For Nicola Formichetti, beauty is no longer a supporting character in fashion’s larger drama. It is where culture is concentrating its gaze. “Beauty is the place,” he says. “We were always so obsessed with fashion before. We still are, but today we are all consumed with beauty.” The face, in his telling, has become a more immediate canvas than the body: visible, alterable and endlessly available for reinvention.

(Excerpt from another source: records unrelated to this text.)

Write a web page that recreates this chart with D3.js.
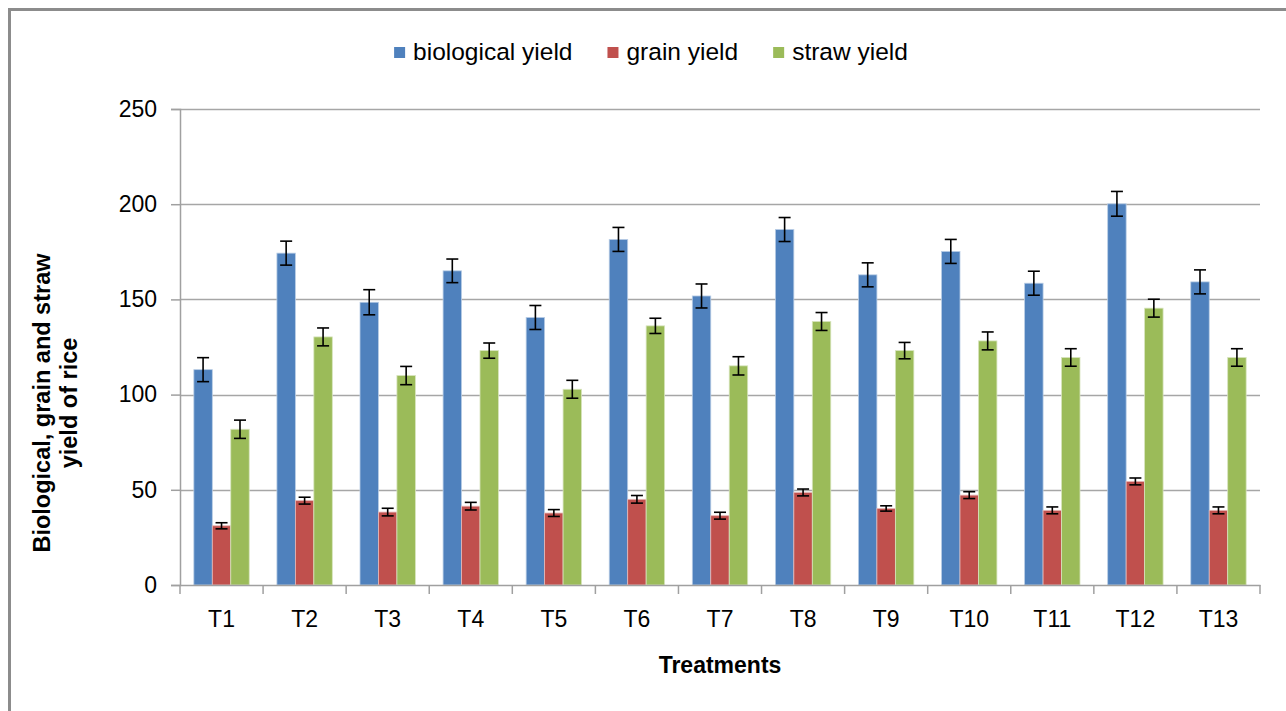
<!DOCTYPE html>
<html>
<head>
<meta charset="utf-8">
<script src="https://cdn.jsdelivr.net/npm/d3@7"></script>
<style>
  body { margin: 0; background: #fff; }
  text { font-family: "Liberation Sans", Arial, sans-serif; fill: #000; }
</style>
</head>
<body>
<div id="vis"></div>
<script>
// values
const treatments = ['T1', 'T2', 'T3', 'T4', 'T5', 'T6', 'T7', 'T8', 'T9', 'T10', 'T11', 'T12', 'T13']
const seriesNames = ['biological yield', 'grain yield', 'straw yield']
const biological = [113.1, 174.3, 148.5, 165.0, 140.5, 181.5, 151.8, 186.7, 162.9, 175.2, 158.5, 200.2, 159.2]
const grain = [31.1, 44.3, 38.3, 41.4, 37.8, 45.0, 36.4, 48.6, 40.2, 47.2, 39.2, 54.4, 39.2]
const straw = [81.8, 130.3, 110.0, 123.1, 102.8, 136.1, 115.1, 138.4, 123.1, 128.2, 119.5, 145.4, 119.5]
const biologicalErr = [6.3, 6.3, 6.6, 6.2, 6.3, 6.3, 6.3, 6.3, 6.3, 6.3, 6.3, 6.5, 6.3]
const grainErr = [1.6, 1.8, 2.0, 2.0, 1.8, 2.0, 1.8, 1.8, 1.4, 1.8, 1.8, 1.8, 1.8]
const strawErr = [4.8, 4.7, 4.8, 4.0, 4.7, 4.0, 4.8, 4.7, 4.3, 4.7, 4.6, 4.7, 4.6]
const yTicks = [0, 50, 100, 150, 200, 250]
const colors = ['#4F81BD', '#C0504D', '#9BBB59']
const edgeColors = ['#B9CDE5', '#E6B9B8', '#D7E4BD']

const seriesValues = [biological, grain, straw]
const seriesErrors = [biologicalErr, grainErr, strawErr]

const W = 1286, H = 711
const margin = {left: 180, top: 109, right: 26, bottom: 126}
const plotW = W - margin.left - margin.right
const plotH = H - margin.top - margin.bottom

const svg = d3.select('#vis').append('svg')
    .attr('width', W)
    .attr('height', H)

// chart area border (only top and left visible)
svg.append('path')
    .attr('d', 'M9.5,' + H + 'V9.5H' + W)
    .attr('fill', 'none')
    .attr('stroke', '#8c8c8c')
    .attr('stroke-width', 3)

const x = d3.scaleBand()
    .domain(treatments)
    .range([0, plotW])
    .paddingInner(0)
    .paddingOuter(0)

// gap width 150%: 3 bars + 1.5 bar widths of gap per category
const barW = x.bandwidth() / 4.5
const xInner = d3.scaleBand()
    .domain(seriesNames)
    .range([barW * 0.75, barW * 3.75])

const y = d3.scaleLinear()
    .domain([0, 250])
    .range([plotH, 0])

const g = svg.append('g')
    .attr('transform', 'translate(' + margin.left + ',' + margin.top + ')')

// gridlines
g.append('g')
    .selectAll('line')
    .data(yTicks.filter(d => d > 0))
    .enter()
    .append('line')
    .attr('x1', 0)
    .attr('x2', plotW)
    .attr('y1', d => Math.round(y(d)) + 0.5)
    .attr('y2', d => Math.round(y(d)) + 0.5)
    .attr('stroke', '#a6a6a6')
    .attr('stroke-width', 1.5)

// bars
const rows = treatments.map((t, i) => seriesNames.map((s, j) => ({
    t: t, s: s, j: j, v: seriesValues[j][i], e: seriesErrors[j][i]
})))

const groups = g.selectAll('.grp')
    .data(rows)
    .enter()
    .append('g')
    .attr('class', 'grp')
    .attr('transform', (d, i) => 'translate(' + x(treatments[i]) + ',0)')

groups.selectAll('rect')
    .data(d => d)
    .enter()
    .append('rect')
    .attr('x', d => xInner(d.s))
    .attr('width', xInner.bandwidth())
    .attr('y', d => y(d.v))
    .attr('height', d => plotH - y(d.v))
    .attr('fill', d => colors[d.j])
    .attr('stroke', d => edgeColors[d.j])
    .attr('stroke-width', 0.8)

// error bars
const capW = 12
const err = groups.selectAll('.err')
    .data(d => d)
    .enter()
    .append('g')
    .attr('class', 'err')
    .attr('stroke', '#000')
    .attr('stroke-width', 1.6)
err.append('line')
    .attr('x1', d => xInner(d.s) + xInner.bandwidth() / 2)
    .attr('x2', d => xInner(d.s) + xInner.bandwidth() / 2)
    .attr('y1', d => y(d.v + d.e))
    .attr('y2', d => y(d.v - d.e))
err.selectAll('.cap')
    .data(d => [[d, d.v + d.e], [d, d.v - d.e]])
    .enter()
    .append('line')
    .attr('x1', d => xInner(d[0].s) + xInner.bandwidth() / 2 - capW / 2)
    .attr('x2', d => xInner(d[0].s) + xInner.bandwidth() / 2 + capW / 2)
    .attr('y1', d => y(d[1]))
    .attr('y2', d => y(d[1]))

// y axis
const yAxis = g.append('g')
    .call(d3.axisLeft(y).tickValues(yTicks).tickSize(9).tickPadding(14))
yAxis.select('.domain').attr('stroke', '#a0a0a0').attr('stroke-width', 1.5)
yAxis.selectAll('.tick line').attr('stroke', '#a0a0a0').attr('stroke-width', 1.5)
yAxis.selectAll('.tick text')
    .style('font-size', '23px')
    .style('font-family', '"Liberation Sans", Arial, sans-serif')
    .attr('fill', '#000')

// x axis
const xAxis = g.append('g')
    .attr('transform', 'translate(0,' + plotH + ')')
    .call(d3.axisBottom(x).tickSize(0).tickPadding(26))
xAxis.select('.domain').attr('stroke', '#a0a0a0').attr('stroke-width', 1.5)
xAxis.selectAll('.tick text')
    .style('font-size', '23px')
    .style('font-family', '"Liberation Sans", Arial, sans-serif')
    .attr('fill', '#000')
// category separators
xAxis.selectAll('.sep')
    .data(d3.range(treatments.length + 1))
    .enter()
    .append('line')
    .attr('class', 'sep')
    .attr('x1', i => i * x.bandwidth())
    .attr('x2', i => i * x.bandwidth())
    .attr('y1', 0)
    .attr('y2', 9)
    .attr('stroke', '#a0a0a0')
    .attr('stroke-width', 1.5)

// axis titles
svg.append('text')
    .attr('x', margin.left + plotW / 2)
    .attr('y', 673)
    .attr('text-anchor', 'middle')
    .style('font-size', '23px')
    .style('font-weight', 'bold')
    .text('Treatments')

const yTitle = svg.append('text')
    .attr('transform', 'translate(50,403) rotate(-90)')
    .attr('text-anchor', 'middle')
    .style('font-size', '23.5px')
    .style('font-weight', 'bold')
yTitle.append('tspan').attr('x', 0).attr('dy', 0).text('Biological, grain and straw')
yTitle.append('tspan').attr('x', 0).attr('dy', 27).text('yield of rice')

// legend
const legend = svg.append('g')
const items = legend.selectAll('.item')
    .data(seriesNames)
    .enter()
    .append('g')
    .attr('class', 'item')
items.append('rect')
    .attr('width', 11)
    .attr('height', 11)
    .attr('y', 47)
    .attr('fill', (d, i) => colors[i])
items.append('text')
    .attr('x', 19)
    .attr('y', 60)
    .style('font-size', '24.5px')
    .text(d => d)

let cx = 0
items.each(function () {
    const w = 19 + this.querySelector('text').getComputedTextLength()
    d3.select(this).attr('transform', 'translate(' + cx + ',0)')
    cx += w + 35
})
cx -= 35
legend.attr('transform', 'translate(' + (651 - cx / 2) + ',0)')
</script>
</body>
</html>
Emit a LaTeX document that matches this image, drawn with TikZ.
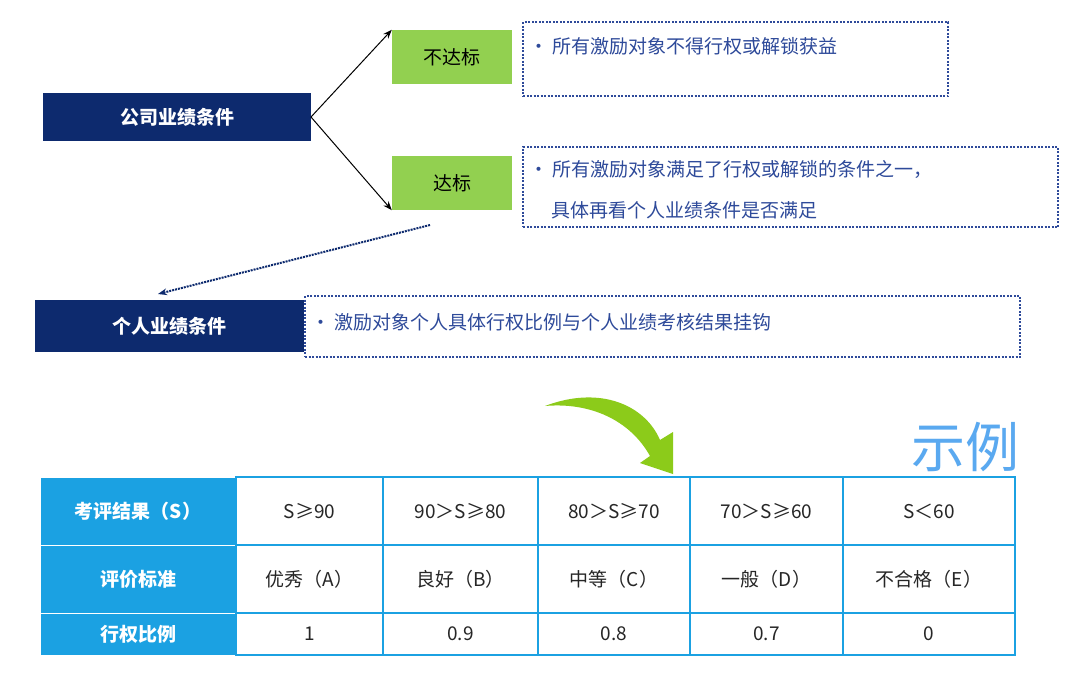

What he wants to protect is not just a product legacy, but a philosophy. “All ages, all races, all genders” remains, to him, the brand’s essential charge. “The brand always stood for individuality and inclusiveness, but also celebrating difference,” he says. The reinvention he imagines is not cosmetic in the shallow sense. It is about making M·A·C feel contemporary again: more digitally fluent, more locally relevant, more connected to the way younger consumers actually discover desire, taste and identity. He explains it to me by means of his favourite metaphor: “M·A·C is a toolbox of art supplies, filled with beautiful things you can carry, smudge, layer, misuse and make your own – until you think your masterpiece is perfected.”

He makes it clear that he’s not arguing against minimalism outright. But his own allegiance is clear. “The clean girl aesthetic is finally dying down. And now, the maximalist is back. Thank God!” He confesses, “I admire the girl who wants to have fun.”

That instinct has followed him since adolescence, when fashion was his escape route. “I used to use my mom’s red lipstick and put it on my eyelids. I thought I was David Bowie,” he laughs. “I felt like the coolest person on the planet.” It is also why he encourages young people to experiment and not be afraid of replicating or copying the styles that they like before they find themselves. Taste, for him, is not born fully formed. It is assembled through observation, imitation, mistakes and nerve.